Residents living along the New River may be noticing gunfire in the area this month, but officials advise the shots are probably the result of the September resident Canada goose hunting season.
Rolland Cox said Pulaski County Sheriff’s Office has been receiving a significant number of calls concerning gunfire in areas near the river since goose season started Monday. According to Cox, a conservation officer with Virginia Department of Game and Inland Fisheries, citizens living near waterways should not be concerned by the shots during the next 22 days since they are most likely from waterfowl hunters.
Goose season runs from Sept. 1 to Sept. 25 statewide. Hunting hours, west of Interstate 95, are from a half hour before sunrise to a half hour after sunset.
Bag limits are 10 per day, or 20 in your possession, according to the DGIF web site.
The use of electronic calls or unplugged shotguns are illegal for hunting geese during the September season.
The Canada goose population has declined about 10 percent annually since its peak of about 265,000 in the late 1990’s.

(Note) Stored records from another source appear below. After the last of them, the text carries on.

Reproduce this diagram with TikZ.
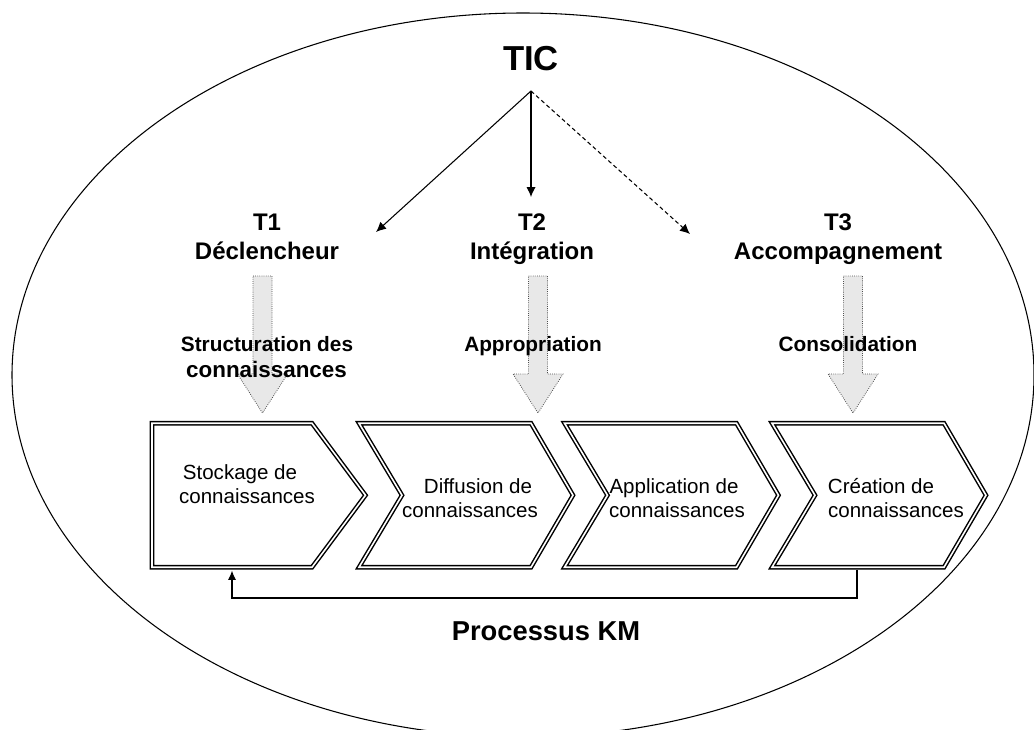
\documentclass[tikz,border=0pt]{standalone}
\usepackage{fontspec}
\setmainfont{Liberation Sans}
\usetikzlibrary{arrows.meta}
\begin{document}
\begin{tikzpicture}[x=0.75pt,y=-0.75pt,
  ticlab/.style={font=\bfseries\fontsize{26pt}{30pt}\selectfont, anchor=base, inner sep=0pt},
  tlab/.style={font=\bfseries\fontsize{18pt}{21pt}\selectfont, anchor=base, inner sep=0pt},
  alab/.style={font=\bfseries\fontsize{15.6pt}{18pt}\selectfont, anchor=base, inner sep=0pt},
  clab/.style={font=\fontsize{15.4pt}{18pt}\selectfont, anchor=base, inner sep=0pt},
  klab/.style={font=\bfseries\fontsize{20.5pt}{24pt}\selectfont, anchor=base, inner sep=0pt},
  chev/.style={draw=black, line width=1.1pt, double=white, double distance=1.2pt, line join=miter},
  blk/.style={fill=gray!18, draw=gray!60!black, densely dotted, line width=0.6pt},
  ticarr/.style={line width=0.8pt, -{Latex[length=7.5pt,width=7pt]}},
  fbarr/.style={line width=0.8pt, -{Latex[length=7pt,width=6pt]}},
]
\useasboundingbox (0,0) rectangle (1034,729);
\clip (0,0) rectangle (1034,729);
% outer ellipse
\draw[line width=0.8pt] (523,375) ellipse [x radius=511, y radius=362];

% block arrows
\foreach \c in {262.5,538,853}
  \draw[blk] (\c-9.5,276) -- (\c+9.5,276) -- (\c+9.5,374) -- (\c+25,374)
    -- (\c,413) -- (\c-25,374) -- (\c-9.5,374) -- cycle;

% chevrons
\draw[chev] (152,423.25) -- (312,423.25) -- (365.5,495.25) -- (312,567.25) -- (152,567.25) -- cycle;
\foreach \X in {359,564.5,772}
  \draw[chev] (\X,423.25) -- (\X+172,423.25) -- (\X+214,495.25) -- (\X+172,567.25)
    -- (\X,567.25) -- (\X+43,495.25) -- cycle;

% labels
\node[ticlab] (tic) at (531,70) {TIC};
\node[tlab] (t1a) at (267,230) {T1};
\node[tlab] (t1b) at (267,259) {Déclencheur};
\node[tlab] (t2a) at (532,230) {T2};
\node[tlab] (t2b) at (532,259) {Intégration};
\node[tlab] (t3a) at (838,230) {T3};
\node[tlab] (t3b) at (838,259) {Accompagnement};

\node[alab] (s1a) at (267,351) {Structuration des};
\node[alab, font=\bfseries\fontsize{16.8pt}{19pt}\selectfont] (s1b) at (266.5,377) {connaissances};
\node[alab] (s2) at (533,351) {Appropriation};
\node[alab] (s3) at (848,351) {Consolidation};

\node[clab] (c1a) at (240,479) {Stockage de};
\node[clab] (c1b) at (247,503) {connaissances};
\node[clab] (c2a) at (478,493) {Diffusion de};
\node[clab] (c2b) at (470,517) {connaissances};
\node[clab] (c3a) at (674,493) {Application de};
\node[clab] (c3b) at (677,517) {connaissances};
\node[clab] (c4a) at (881,493) {Création de};
\node[clab] (c4b) at (896,517) {connaissances};

\node[klab] (km) at (546,640) {Processus KM};

% TIC arrows
\coordinate (o) at (531,91);
\coordinate (p1) at (376,232);
\coordinate (p2) at (531,197);
\coordinate (p3) at (690,234);
\draw[ticarr] (o) -- (p1);
\draw[ticarr] (o) -- (p2);
\draw[ticarr, dash pattern=on 3pt off 2.2pt] (o) -- (p3);

% feedback loop
\coordinate (fbs) at (857,569.5);
\coordinate (fbe) at (232,570.5);
\draw[fbarr] (fbs) -- ++(0,28.5) -| (fbe);
\end{tikzpicture}
\end{document}
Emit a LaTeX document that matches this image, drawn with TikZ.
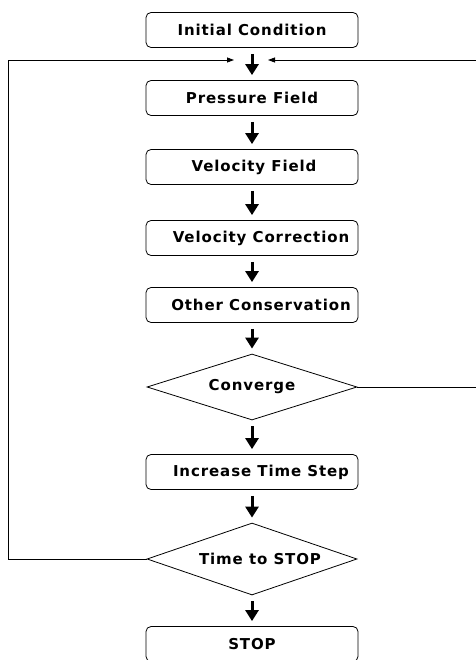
\documentclass[tikz,border=0pt]{standalone}
\usepackage{fontspec}
\newfontfamily\boxfont[LetterSpace=6]{DejaVu Sans Bold}
\usetikzlibrary{arrows.meta,shapes.geometric}

\tikzset{
  stage/.style={draw, rounded corners=5pt, line width=0.8pt,
    minimum width=212pt, minimum height=35pt, inner sep=0pt,
    font=\boxfont\fontsize{15}{18}\selectfont},
  test/.style={draw, diamond, aspect=3, line width=0.8pt,
    minimum width=210pt, inner sep=0pt,
    font=\boxfont\fontsize{15}{18}\selectfont},
  flow/.style={line width=3pt, -{Triangle[width=13pt,length=11pt]},
    shorten <=6pt, shorten >=5pt},
  back/.style={line width=0.8pt, -{Triangle[width=5pt,length=7pt]}}
}

\begin{document}
\begin{tikzpicture}[x=1pt, y=-1pt]
  \def\midx{252}
  \useasboundingbox (0,0) rectangle (475,660);

  % boxes
  \foreach \name/\y/\dx/\txt in {init/30/0/Initial Condition,
      press/98/0/Pressure Field, vel/167/4/Velocity Field,
      corr/238/18/Velocity Correction, other/305/18/Other Conservation,
      incr/472/18/Increase Time Step, stop/644/0/STOP} {
    \node[stage] (\name) at (\midx,\y) {\hspace*{\dx pt}\txt};
  }

  % tests
  \node[test, minimum height=66pt] (conv) at (\midx,387) {Converge};
  \node[test, minimum height=72pt] (tstop) at (\midx,559) {\hspace*{16pt}Time to STOP};

  \foreach \a/\b in {init/press, press/vel, vel/corr, corr/other,
      other/conv, conv/incr, incr/tstop, tstop/stop} {
    \draw[flow] (\a) -- (\b);
  }

  % loops back
  \coordinate (join) at (\midx,60);
  \coordinate (lefttop) at (8,60);
  \coordinate (righttop) at (478,60);
  \draw[back] (tstop.west) -| (lefttop) -- ([xshift=-18pt]join);
  \draw[back] (conv.east) -| (righttop) -- ([xshift=16pt]join);
\end{tikzpicture}
\end{document}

Current population estimates are about 157,560.
The September season was initiated in 1993 to help manage the resident Canada goose population.
In order to hunt geese during September, Virginia residents are required to have a Harvest Information Program (HIP) number for the 2008-2009 season, and to purchase a federal migratory duck stamp and a Virginia Migratory Waterfowl Conservation Stamp.

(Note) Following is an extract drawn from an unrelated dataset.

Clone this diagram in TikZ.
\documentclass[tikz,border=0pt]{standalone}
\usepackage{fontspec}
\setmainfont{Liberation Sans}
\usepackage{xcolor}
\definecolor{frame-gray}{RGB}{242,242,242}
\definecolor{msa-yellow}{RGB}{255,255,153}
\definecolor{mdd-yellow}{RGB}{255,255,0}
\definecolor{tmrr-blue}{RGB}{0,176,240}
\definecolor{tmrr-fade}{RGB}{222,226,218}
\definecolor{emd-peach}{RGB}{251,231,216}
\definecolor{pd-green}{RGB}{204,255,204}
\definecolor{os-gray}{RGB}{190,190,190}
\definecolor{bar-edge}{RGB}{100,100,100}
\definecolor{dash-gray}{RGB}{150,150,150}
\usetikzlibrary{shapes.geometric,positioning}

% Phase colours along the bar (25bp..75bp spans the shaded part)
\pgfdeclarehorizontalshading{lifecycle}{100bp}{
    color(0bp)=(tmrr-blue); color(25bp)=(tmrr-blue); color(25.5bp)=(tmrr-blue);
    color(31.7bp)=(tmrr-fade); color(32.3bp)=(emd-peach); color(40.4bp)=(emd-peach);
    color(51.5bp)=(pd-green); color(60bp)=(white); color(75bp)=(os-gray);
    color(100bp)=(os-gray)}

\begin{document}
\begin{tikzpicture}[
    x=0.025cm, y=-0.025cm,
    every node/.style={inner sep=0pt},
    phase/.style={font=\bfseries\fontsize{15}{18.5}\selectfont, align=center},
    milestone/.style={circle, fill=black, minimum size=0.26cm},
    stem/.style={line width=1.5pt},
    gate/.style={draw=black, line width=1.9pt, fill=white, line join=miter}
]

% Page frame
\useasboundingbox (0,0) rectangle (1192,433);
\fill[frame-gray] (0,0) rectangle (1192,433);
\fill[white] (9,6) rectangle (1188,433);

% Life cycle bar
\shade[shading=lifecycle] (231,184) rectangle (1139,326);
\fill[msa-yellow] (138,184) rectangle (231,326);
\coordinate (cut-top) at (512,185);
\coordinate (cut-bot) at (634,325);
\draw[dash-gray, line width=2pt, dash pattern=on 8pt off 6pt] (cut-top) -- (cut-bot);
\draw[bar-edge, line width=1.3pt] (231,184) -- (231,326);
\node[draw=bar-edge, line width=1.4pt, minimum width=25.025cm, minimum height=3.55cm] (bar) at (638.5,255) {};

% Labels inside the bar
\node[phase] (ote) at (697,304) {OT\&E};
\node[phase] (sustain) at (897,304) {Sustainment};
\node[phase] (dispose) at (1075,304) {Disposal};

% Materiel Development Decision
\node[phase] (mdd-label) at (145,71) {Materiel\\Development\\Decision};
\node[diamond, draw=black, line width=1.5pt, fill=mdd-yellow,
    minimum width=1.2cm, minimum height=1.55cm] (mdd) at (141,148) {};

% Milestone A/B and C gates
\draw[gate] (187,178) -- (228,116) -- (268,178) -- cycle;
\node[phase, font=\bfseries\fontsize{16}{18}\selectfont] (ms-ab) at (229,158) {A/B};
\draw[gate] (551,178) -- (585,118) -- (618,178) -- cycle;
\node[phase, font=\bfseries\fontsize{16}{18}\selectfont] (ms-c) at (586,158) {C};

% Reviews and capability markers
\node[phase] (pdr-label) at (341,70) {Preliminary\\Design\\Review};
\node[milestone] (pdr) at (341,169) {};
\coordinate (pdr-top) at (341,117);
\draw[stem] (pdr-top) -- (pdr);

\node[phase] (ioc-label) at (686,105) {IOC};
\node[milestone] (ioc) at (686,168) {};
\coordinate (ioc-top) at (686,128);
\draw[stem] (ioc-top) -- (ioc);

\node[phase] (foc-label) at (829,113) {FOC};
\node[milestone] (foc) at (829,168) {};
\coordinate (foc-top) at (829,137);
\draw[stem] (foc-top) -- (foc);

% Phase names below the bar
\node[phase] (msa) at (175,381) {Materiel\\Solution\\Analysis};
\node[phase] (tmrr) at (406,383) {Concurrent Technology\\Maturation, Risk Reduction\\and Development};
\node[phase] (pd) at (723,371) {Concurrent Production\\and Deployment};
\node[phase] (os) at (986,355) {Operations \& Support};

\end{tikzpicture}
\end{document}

The HIP number is a hunter’s proof that he or she is registered with Virginia’s program this year and must be available for inspection by law enforcement officials, both state and federal.
Last hunting season, 47,981 people obtained HIP numbers.
Participation in HIP is not an option. Participation benefits the future of migratory game bird hunting since questions asked during registration are used to identify the types of birds a hunter usually hunts. Follow-up surveys are used to develop nationwide harvest estimates.
The federal migratory duck stamp helps preserve wetlands, which are the home of one-third of the nation’s threatened species.
Of every dollar spent on the stamps, 98 cents goes to the purchase of wetlands.
The Virginia Migratory Waterfowl Conservation Stamp is required by all hunters who are not license exempt and who intend to hunt migratory waterfowl in the commonwealth.
Funds from their sale go into a special stamp fund and are used by DGIF for cooperative waterfowl habitat improvements and for preservation, protection, restoration, enhancement and development of waterfowl habitats.
For more hunting information, visit www.dgif.virginia.gov.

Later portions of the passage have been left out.